Exactly reproduce the lines of the listing below from the one containing "Emit a web page" through the one containing "const arcs = pie(rows);". Skip the images.

THE RECORDS -
--------

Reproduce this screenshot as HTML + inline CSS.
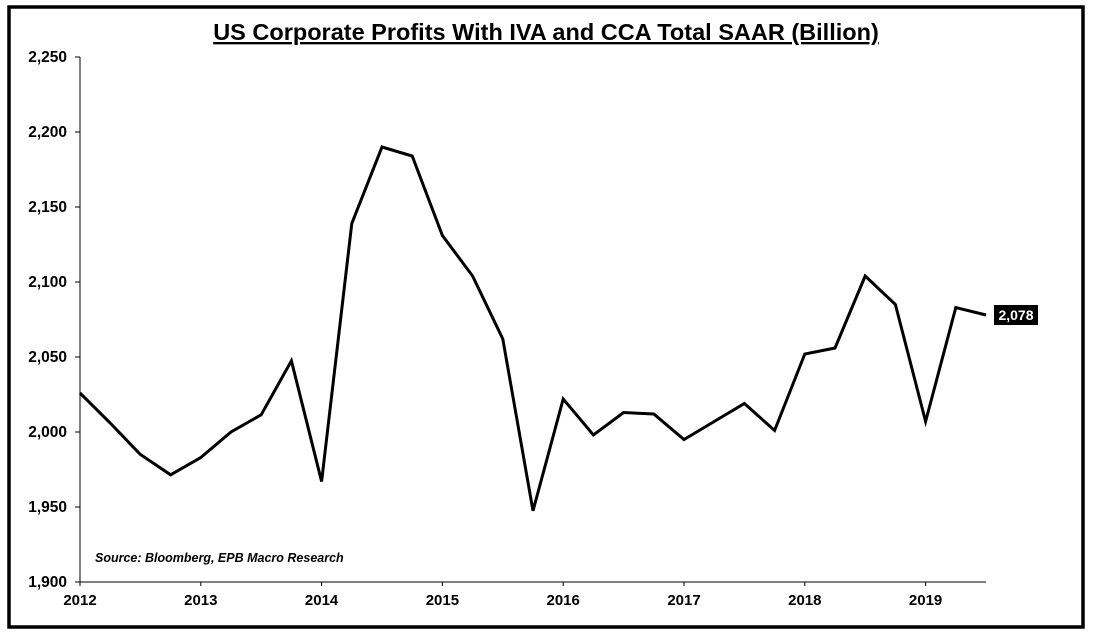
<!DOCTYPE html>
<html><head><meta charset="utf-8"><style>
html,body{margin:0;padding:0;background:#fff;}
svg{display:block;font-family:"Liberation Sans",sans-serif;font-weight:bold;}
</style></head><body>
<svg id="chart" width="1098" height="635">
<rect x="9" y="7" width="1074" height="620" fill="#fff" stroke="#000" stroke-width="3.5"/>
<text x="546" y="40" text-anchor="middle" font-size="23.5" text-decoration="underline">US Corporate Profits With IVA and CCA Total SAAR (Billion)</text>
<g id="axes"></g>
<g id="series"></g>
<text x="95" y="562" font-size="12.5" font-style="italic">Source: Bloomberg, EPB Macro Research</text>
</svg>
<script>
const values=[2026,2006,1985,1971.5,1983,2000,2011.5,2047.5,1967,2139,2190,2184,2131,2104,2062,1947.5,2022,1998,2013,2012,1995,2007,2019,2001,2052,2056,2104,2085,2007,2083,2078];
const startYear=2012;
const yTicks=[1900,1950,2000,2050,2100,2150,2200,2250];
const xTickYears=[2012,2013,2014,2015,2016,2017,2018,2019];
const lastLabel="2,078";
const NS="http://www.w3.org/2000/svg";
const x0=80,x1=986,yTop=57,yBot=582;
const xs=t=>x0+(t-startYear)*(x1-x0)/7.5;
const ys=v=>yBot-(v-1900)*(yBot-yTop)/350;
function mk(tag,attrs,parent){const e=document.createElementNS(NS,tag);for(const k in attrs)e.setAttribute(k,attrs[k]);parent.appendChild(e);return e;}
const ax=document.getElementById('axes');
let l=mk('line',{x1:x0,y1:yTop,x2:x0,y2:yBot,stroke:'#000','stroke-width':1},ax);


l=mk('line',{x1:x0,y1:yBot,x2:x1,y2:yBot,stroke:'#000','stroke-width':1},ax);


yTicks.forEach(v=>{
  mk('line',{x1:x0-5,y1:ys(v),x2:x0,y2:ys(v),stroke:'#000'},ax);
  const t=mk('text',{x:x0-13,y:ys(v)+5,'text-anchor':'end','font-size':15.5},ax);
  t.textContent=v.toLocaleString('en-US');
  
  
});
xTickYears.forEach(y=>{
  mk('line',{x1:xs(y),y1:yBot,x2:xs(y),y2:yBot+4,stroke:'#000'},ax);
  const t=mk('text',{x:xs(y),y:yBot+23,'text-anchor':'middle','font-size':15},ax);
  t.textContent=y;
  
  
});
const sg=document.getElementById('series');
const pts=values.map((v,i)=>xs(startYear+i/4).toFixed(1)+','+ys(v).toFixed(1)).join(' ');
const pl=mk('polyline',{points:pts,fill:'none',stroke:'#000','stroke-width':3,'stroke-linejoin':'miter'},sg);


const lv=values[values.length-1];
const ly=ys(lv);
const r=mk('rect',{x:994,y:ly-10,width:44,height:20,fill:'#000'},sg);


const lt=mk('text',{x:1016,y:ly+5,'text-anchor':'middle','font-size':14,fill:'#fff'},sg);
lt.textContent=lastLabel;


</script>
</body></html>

--------

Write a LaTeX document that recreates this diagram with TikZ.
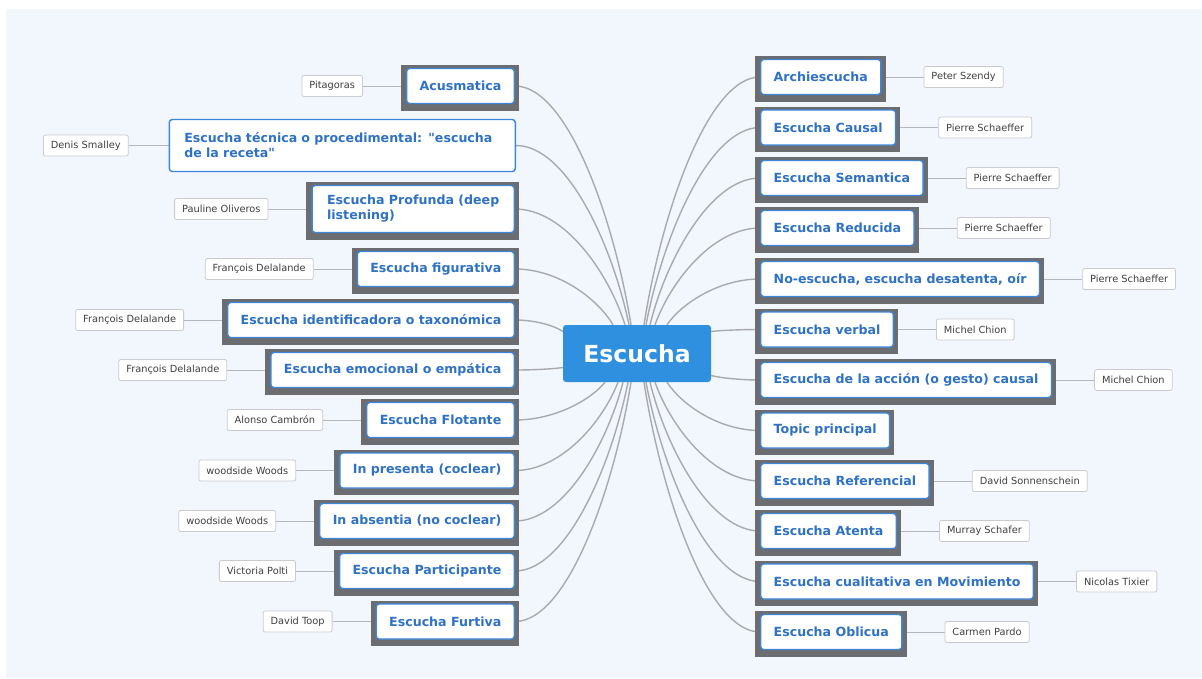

--------

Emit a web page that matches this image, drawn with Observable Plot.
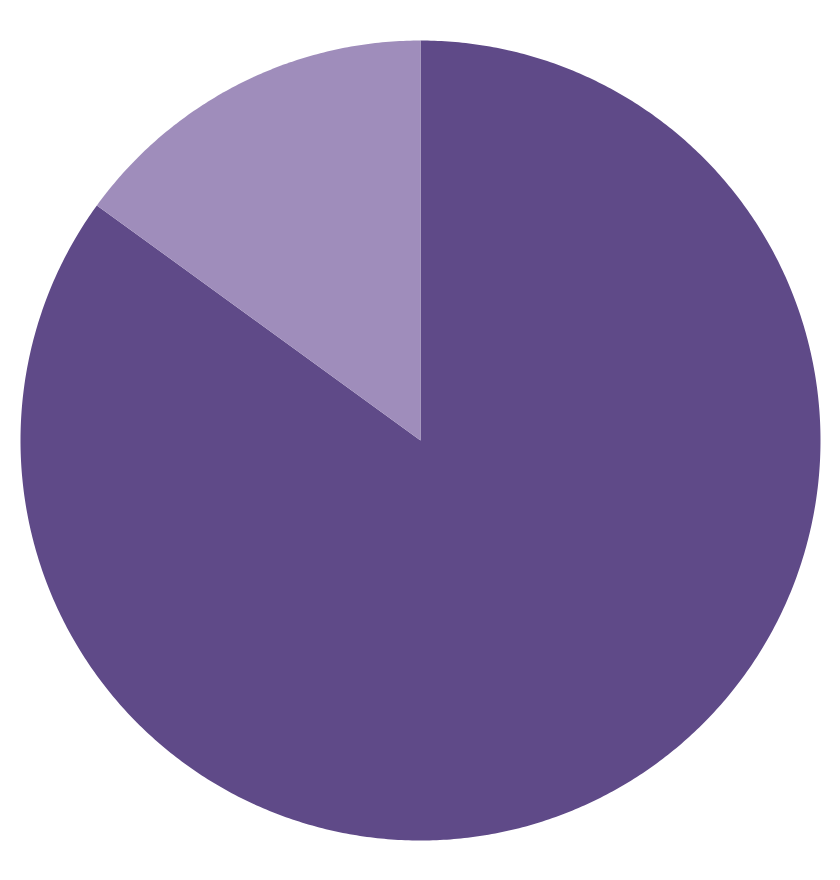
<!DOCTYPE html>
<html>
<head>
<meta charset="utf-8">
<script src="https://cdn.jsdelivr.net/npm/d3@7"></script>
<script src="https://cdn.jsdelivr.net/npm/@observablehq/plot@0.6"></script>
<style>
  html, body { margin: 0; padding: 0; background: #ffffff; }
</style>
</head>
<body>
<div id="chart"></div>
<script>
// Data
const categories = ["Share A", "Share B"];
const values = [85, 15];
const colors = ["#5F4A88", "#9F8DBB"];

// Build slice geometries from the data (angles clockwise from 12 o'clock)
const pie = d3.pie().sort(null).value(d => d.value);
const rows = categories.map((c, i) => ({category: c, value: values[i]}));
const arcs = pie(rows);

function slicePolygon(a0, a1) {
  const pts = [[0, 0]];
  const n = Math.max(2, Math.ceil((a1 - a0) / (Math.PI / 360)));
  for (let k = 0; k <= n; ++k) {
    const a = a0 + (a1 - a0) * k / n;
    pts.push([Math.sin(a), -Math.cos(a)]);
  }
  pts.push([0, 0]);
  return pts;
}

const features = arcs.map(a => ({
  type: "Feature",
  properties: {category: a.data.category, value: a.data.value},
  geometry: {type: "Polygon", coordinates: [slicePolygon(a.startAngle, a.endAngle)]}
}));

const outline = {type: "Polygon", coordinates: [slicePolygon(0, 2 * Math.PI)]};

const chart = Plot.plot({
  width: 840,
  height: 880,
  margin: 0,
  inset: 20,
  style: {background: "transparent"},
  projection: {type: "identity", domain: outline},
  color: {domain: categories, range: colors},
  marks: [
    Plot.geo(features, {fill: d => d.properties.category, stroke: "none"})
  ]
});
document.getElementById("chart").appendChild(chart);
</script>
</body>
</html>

--------

SOLUTION TO THIS EXERCISE -
Emit a web page that matches this image, drawn with Observable Plot.
<!DOCTYPE html>
<html>
<head>
<meta charset="utf-8">
<script src="https://cdn.jsdelivr.net/npm/d3@7"></script>
<script src="https://cdn.jsdelivr.net/npm/@observablehq/plot@0.6"></script>
<style>
  html, body { margin: 0; padding: 0; background: #ffffff; }
</style>
</head>
<body>
<div id="chart"></div>
<script>
// Data
const categories = ["Share A", "Share B"];
const values = [85, 15];
const colors = ["#5F4A88", "#9F8DBB"];

// Build slice geometries from the data (angles clockwise from 12 o'clock)
const pie = d3.pie().sort(null).value(d => d.value);
const rows = categories.map((c, i) => ({category: c, value: values[i]}));
const arcs = pie(rows);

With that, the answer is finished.